The medic in the helicopter gave him a halfhearted thumbs-up as the helicopter lifted off, and Chris held him by the shoulders as he began to sob. Reed wiped the tears from his face and looked down at the ring. It lay in his hand, a pale grayish white ring of unpolished stone. He slipped his dog tags over his head and slipped the chain through the center of the ring and let it slide down on top of his tags. Then, he slipped them back over his head. He turned to Chris.
“He’s going to be fine.”
“Okay,” Chris said, but Reed knew he didn’t believe it. They watched the helicopter fade to a speck in the distance, and then Reed grabbed his rifle and headed back to the team of SEALs and the small group of flex-cuffed bad guys who knelt in a circle at their feet.
“He’s going to be fine,” he mumbled again to himself.
Chapter 49
Christy sat in the large wicker chair on their deck and looked out at the Chesapeake Bay as she stroked the hair of the baby in her lap who fought valiantly against sleep. It had started to turn cold again after a short early summer weekend, but the beach was still busy with the hard-core beach bums who wore sweatshirts over their shorts. A group of them tossed a Frisbee back and forth and laughed and drank beer from red plastic cups. She missed that, she realized.
You’ll have it again. And anyway, look what you do have.
She hugged little Jason to her chest and pulled the soft blanket around him. For a moment he looked up at her with his grey and stormy eyes. Then, he sucked harder on his Binky and gave up, his eyes closing as he snuggled against his Mommy’s warmth.

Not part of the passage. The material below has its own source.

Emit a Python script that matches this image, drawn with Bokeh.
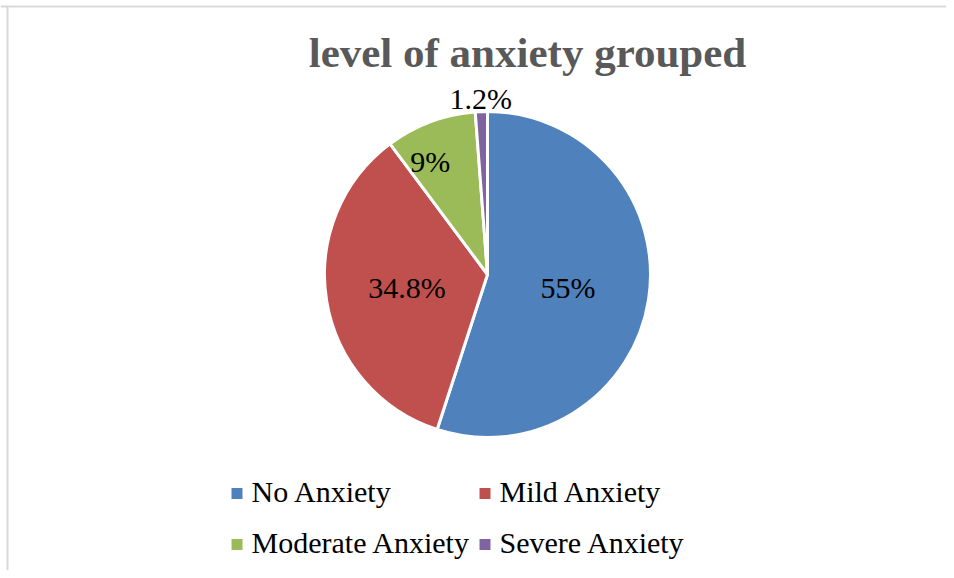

Totally worth it. Besides, life is getting more and more normal every day.
She had everything she needed in the world right here in this house. She wondered if she would ever know the truth of what happened to her husband in Africa. He sure as hell wasn’t talking now was he?
Her thoughts were interrupted by the bang of the front door and heavy footsteps in the house. Then, she heard the screen door creak open.
“Hey, Reed,” she loud-whispered over her shoulder.
“Hey, sis,” he said back softly and kissed her on the back of the head before settling into the chair beside her, two beers now evident in his hands. He twisted the top off one and set it on the rail in front of her and then opened the other and took a long swig. “How’s everything in the Morvant household?”
She smiled a genuine smile. “Better all the time,” she said and reached for the beer slowly, careful not to jostle her now sleeping son. “You look great,” she added.
“Only member of Viper Team to escape without a scratch – well, me and Lash, but he’s not really a mortal as you know.”
She held the bottle up, and Reed clicked his bottle against hers.
“To Ben,” he said.
She smiled agreement. “To Ben,” she said and took a long swig.